Pullicino Orlando yesterday said Caruana Galizia was one of several journalists who did the bidding for Cachia Caruana in targeting critics and dissenting MPs of the Nationalist Party, and claimed she had told him she was set upon him by Cachia Caruana himself after the 2008 general election.
"Had Pullicino Orlando not protected himself by means of parliamentary privilege when saying this, I would have been able to open civil and criminal suits against him for slander," Caruana Galizia said in her statement.
The columnist said it true that there were people working for Pullicino Orlando's resignation, who was returned to parliament from two constituencies despite a planning scandal he was implicated in that risked losing the election for the PN. "But I had no reason to believe that Richard Cachia Caruana was one of them. If he were one of them, and had I been privy to that information, there is no way I would have imparted it to Pullicino Orlando, a politician I had spoken to just a few times, in breach of trust to Cachia Caruana, who I have known since I was in my early 20s.

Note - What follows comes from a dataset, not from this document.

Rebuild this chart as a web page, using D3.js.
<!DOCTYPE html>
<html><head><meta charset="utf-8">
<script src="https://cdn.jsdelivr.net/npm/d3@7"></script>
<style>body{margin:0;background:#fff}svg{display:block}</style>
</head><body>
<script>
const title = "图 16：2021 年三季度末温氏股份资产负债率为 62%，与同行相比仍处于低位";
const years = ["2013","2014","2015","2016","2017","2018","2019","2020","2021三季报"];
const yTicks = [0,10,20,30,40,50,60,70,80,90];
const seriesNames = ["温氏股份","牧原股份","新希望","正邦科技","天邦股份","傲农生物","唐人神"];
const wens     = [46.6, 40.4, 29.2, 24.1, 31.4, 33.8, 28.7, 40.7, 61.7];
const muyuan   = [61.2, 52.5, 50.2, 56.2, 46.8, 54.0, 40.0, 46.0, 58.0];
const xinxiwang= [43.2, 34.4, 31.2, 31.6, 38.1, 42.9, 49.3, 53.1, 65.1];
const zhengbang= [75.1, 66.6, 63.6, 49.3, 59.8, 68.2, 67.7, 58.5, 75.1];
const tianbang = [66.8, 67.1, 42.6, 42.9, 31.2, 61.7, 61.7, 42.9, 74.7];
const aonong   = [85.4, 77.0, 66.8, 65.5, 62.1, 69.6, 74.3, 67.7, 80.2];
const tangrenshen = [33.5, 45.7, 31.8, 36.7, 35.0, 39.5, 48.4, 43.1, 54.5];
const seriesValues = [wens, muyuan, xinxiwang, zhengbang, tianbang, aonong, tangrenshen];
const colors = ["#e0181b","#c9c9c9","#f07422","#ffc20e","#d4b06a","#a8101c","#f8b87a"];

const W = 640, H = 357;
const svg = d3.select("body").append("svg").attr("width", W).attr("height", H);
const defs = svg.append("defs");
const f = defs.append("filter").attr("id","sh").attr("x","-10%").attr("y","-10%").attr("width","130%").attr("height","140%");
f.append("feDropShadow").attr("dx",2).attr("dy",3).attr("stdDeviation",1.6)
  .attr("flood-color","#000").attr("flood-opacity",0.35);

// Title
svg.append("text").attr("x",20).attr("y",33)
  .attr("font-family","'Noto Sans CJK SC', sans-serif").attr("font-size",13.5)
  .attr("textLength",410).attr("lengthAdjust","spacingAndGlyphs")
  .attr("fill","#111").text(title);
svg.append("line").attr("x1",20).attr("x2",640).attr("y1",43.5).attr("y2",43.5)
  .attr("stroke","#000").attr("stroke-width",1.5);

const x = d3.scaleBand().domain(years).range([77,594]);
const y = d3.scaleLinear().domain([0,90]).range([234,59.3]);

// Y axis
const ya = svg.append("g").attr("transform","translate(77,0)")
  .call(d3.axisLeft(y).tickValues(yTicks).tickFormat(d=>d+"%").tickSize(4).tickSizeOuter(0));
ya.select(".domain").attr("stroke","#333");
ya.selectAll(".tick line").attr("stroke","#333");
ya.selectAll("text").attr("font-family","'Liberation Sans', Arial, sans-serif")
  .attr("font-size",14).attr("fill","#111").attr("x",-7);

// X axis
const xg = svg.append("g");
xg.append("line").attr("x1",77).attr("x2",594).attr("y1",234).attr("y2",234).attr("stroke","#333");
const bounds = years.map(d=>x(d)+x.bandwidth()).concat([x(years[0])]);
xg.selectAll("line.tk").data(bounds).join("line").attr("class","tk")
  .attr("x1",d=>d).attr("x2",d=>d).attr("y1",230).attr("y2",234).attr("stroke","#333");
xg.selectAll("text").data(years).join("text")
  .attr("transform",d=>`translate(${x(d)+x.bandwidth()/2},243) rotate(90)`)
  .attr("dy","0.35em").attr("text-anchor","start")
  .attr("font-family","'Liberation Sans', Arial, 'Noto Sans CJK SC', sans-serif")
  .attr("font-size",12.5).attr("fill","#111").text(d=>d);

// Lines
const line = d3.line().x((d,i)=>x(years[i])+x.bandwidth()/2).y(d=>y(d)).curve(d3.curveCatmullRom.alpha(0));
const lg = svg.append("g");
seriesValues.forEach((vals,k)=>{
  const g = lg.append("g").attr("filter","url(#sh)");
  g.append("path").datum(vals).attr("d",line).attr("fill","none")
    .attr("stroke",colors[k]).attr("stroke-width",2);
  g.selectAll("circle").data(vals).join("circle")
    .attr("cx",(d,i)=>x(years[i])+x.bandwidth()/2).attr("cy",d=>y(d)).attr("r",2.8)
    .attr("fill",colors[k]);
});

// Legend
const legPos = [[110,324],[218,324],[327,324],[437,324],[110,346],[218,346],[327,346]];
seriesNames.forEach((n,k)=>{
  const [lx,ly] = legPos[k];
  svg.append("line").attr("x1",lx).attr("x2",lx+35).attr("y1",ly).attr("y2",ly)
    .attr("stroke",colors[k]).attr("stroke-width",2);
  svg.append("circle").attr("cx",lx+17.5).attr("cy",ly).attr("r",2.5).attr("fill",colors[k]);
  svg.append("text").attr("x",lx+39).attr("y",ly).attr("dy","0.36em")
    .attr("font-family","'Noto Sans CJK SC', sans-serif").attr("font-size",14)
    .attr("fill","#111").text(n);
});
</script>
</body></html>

Pullicino Orlando goes awry in judging others by his own despicable standards."
Pullicino Orlando has been a regular target of Caruana Galizia's poison-pen blog, and on Monday she joined a cadre of Cachia Caruana 'acolytes' - as termed by the MP - whom he portrayed as gatekeepers who served the permanent representative for their personal gain.

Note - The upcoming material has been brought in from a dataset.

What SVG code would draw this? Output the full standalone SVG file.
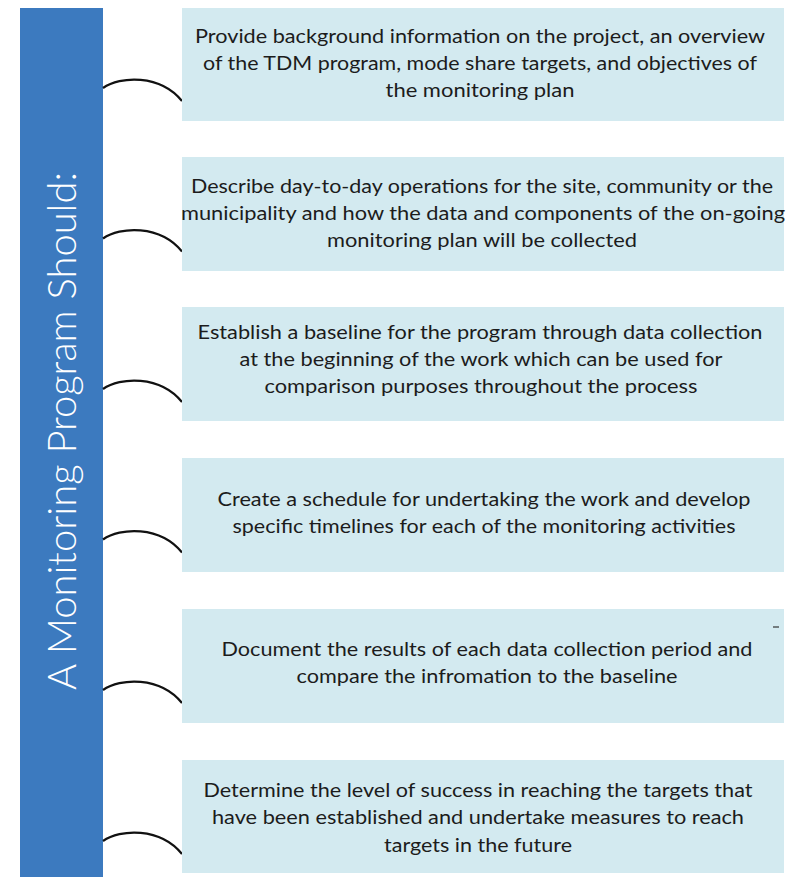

Caruana Galizia, whose support of Pullicino Orlando during the 2008 general election on her blog mirrored the PN's attack-dog strategy to pit the MP in direct confrontation against Alfred Sant, had publicly declared she would vote for the MP.
But Pullicino Orlando yesterday read out one of her blogposts in which he claimed she had been told to attack the MP in a bid to force his resignation from parliament, but refused to do so in full belief that Pullicino Orlando's parliamentary seat belonged to his constituents and not the party.
"The tragic irony is that he has used the constituency support I gave him to betray the political party for which I voted, and to launch a blackguard's tirade against me and others, while protected by parliamentary privilege," Caruana Galizia said on Monday.
"I will regret until my dying day my decision to vote for Jeffrey Pullicino Orlando, a man I have come to think of as a blackguard, and to give him so much succour and support, to the detriment at times of my peace of mind, in the first year after the general election of 2008... I have made it amply clear that I will do penance for many years to come for having voted for somebody so very unworthy and so undeserving of my trust."
Another columnist mentioned by Pullicino Orlando in his parliamentary speech was Times columnist Andrew Borg Cardona, who also reacted to the MP's statements with a blog on the Timesofmalta.com website.
"Let me spell it out, so even Mr Pullicino Orlando can grasp it: I was, am and remain honoured to call Cachia Caruana my friend. This does not mean, however, that he tells me what to write and what opinions to hold," Borg Cardona wrote.
"If he has proof to the contrary, why doesn't he have the moral fibre to say it without Parliamentary privilege, where he has to be careful what he says, because if he lies, he can be called a liar without being able to invoke the privileges to which he is entitled?"
Pullicino Orlando yesterday also claimed Where's Everybody director and Bondiplus presenter Lou Bondì, government's public broadcasting advisor Fr Joe Borg, as well as The Times' correspondent in Brussels, Ivan Camilleri, were part of a group of media players who ingratiated themselves with Cachia Caruana and did his bidding.